- Born: Marguerite Marie Françoise Jacqueline Renom de la Baume 14 May 1920 7th arrondissement of Paris, France
- Died: 14 March 1990 (aged 69) Saint-Rémy-de-Provence, Bouches-du-Rhône, France

= Jacqueline de la Baume Dürrbach =

French textile artist

Marguerite Marie Françoise Jacqueline Renom de la Baume Dürrbach (14 May 1920 – 14 March 1990) was a French textile artist. She is best known for having co-created the tapestry of Pablo Picasso's Guernica that has hung at the United Nations since 1985.

==Early life and education==
De la Baume Dürrbach was the daughter of Count Robert Renom de la Baume, the French ambassador to Spain and Switzerland during the Second World War. She studied drawing and sculpture at the Académie Julian, Paris. There, she met husband René Dürrbach, whom she married around 1949. In 1949, she undertook an apprenticeship in tapestry with Beaudounet in Paris, who was a master of Aubusson tapestry. She dedicated herself entirely to tapestry, making contact with contemporary painters such as Albert Gleizes, Herbin, Léger, Villon and, through their widows, Delaunay and Van Doesburg.

==Career==
In 1950, de la Baume Dürrbach had her first exhibitions of her tapestries in Paris.
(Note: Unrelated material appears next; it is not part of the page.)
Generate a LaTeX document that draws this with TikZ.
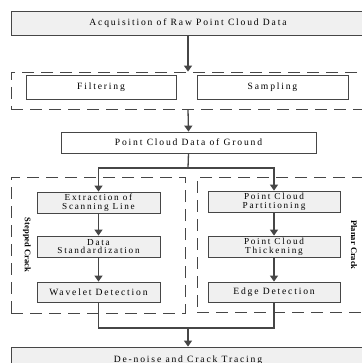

In 1948, she collaborated with Pablo Picasso to create a woven tapestry representing his painting Les Demoiselles d'Avignon. In 1951 they collaborated again, this time to create a tapestry of his 1920 work Pierrot and Harlequin.

In 1955, Picasso, Jaqueline and her husband René Dürrbach worked together to create a tapestry version of Picasso's anti-war painting Guernica. They also jointly created a 3.50 x 7.10 metre gouache painting as a study for the Guernica tapestry.

In 1957 she created a tapestry of Picasso's Deux Harlequins painting.

==Collections==
De la Baume's collaboration with the painter Albert Gleizes is held in the permanent collection of the Denver Art Museum, United States. One of three copies of the Guernica tapestry she made in collaboration with Picasso is included in the collection of the Museum of Modern Art, Gunma, Japan.